Le succès des Lettres provinciales (1656-57) est dû au talent littéraire de l’auteur des Pensées et à l’habileté avec laquelle insensiblement il déplace la polémique du terrain théologique au terrain moral. L’opinion fut conquise d’emblée, et les Jésuites reçurent un coup terrible. La morale laxiste fut déconsidérée pour longtemps. Aussi une nouvelle condamnation romaine ne changea-t-elle rien aux positions de chacun (bulle Ad sacram [1656] d’Alexandre VII). Du parti dévot, il ne restait plus alors que Port-Royal, mais il allait cristalliser, peu à peu, autour de lui, les centres traditionnels d’opposition à l’absolutisme comme la noblesse de robe et les parlements. Mazarin, épicurien peu soucieux de controverses religieuses, laissa les choses en l’état, mais, après sa mort, Louis XIV reprit la lutte et voulut obliger clercs et réguliers à souscrire un « formulaire » conforme à la bulle de 1657. À partir de 1661, des persécutions s’abattirent sur les jansénistes et Port-Royal, provoquant la colère de nombreux évêques comme d’une partie de l’opinion. Louis XIV, soucieux d’unité au moment de mobiliser le pays dans la guerre contre la Hollande, rétablit la paix en 1669. Il fut secondé par un pape pacifique, Clément IX (de 1667 à 1669), qui, alarmé par l’attitude de nombreux prélats, craignait un schisme. Une période de dix ans allait suivre, connue dans l’histoire du jansénisme sous le nom de « paix de l’Église ».

Port-Royal

Abbaye de femmes fondée en 1204 (cistercienne en 1225) dans la vallée de Chevreuse. La communauté demeura dans l’obscurité jusqu’au début du xviie s.

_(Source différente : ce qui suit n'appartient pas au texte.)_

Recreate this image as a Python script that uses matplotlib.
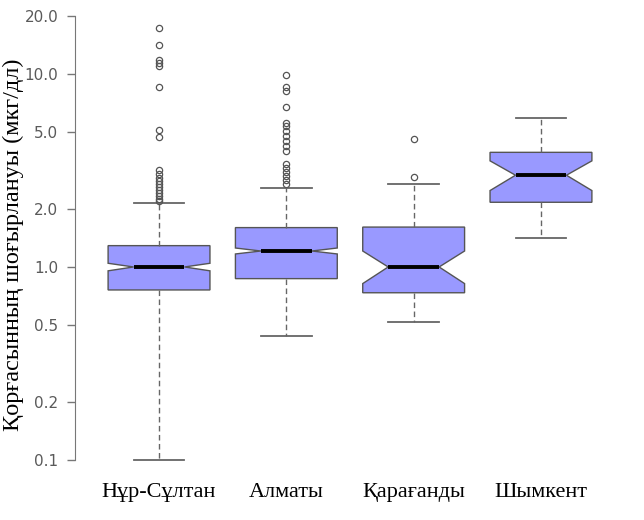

En 1599, la famille des Arnauld commença à témoigner de l’intérêt pour l’abbaye : Jacqueline Arnauld, âgée de sept ans, fut nommée coadjutrice de l’abbesse. La cour de Rome objectant son jeune âge, ce ne fut qu’en 1602 qu’elle devint abbesse, sous le nom d’Angélique (sa sœur Jeanne [1593-1671], future mère Agnès, était abbesse de Saint-Cyr). La discipline était alors fort relâchée à Port-Royal, et l’abbesse demeura quelques années hésitante entre la vie abbatiale et la nostalgie du monde, avant de décider, en 1608, d’entreprendre une réforme et de persuader les religieuses d’adopter une stricte clôture. Elle en donna l’exemple lors de la « journée du guichet », le 25 septembre 1609, en refusant de recevoir son père et ne consentant à lui parler qu’à travers le guichet.

L’abbaye s’étant accrue et le site restant insalubre, les quatre-vingts religieuses s’établirent à Paris (1625-26) : ce fut Port-Royal de Paris, qu’on distingua de Port-Royal des Champs.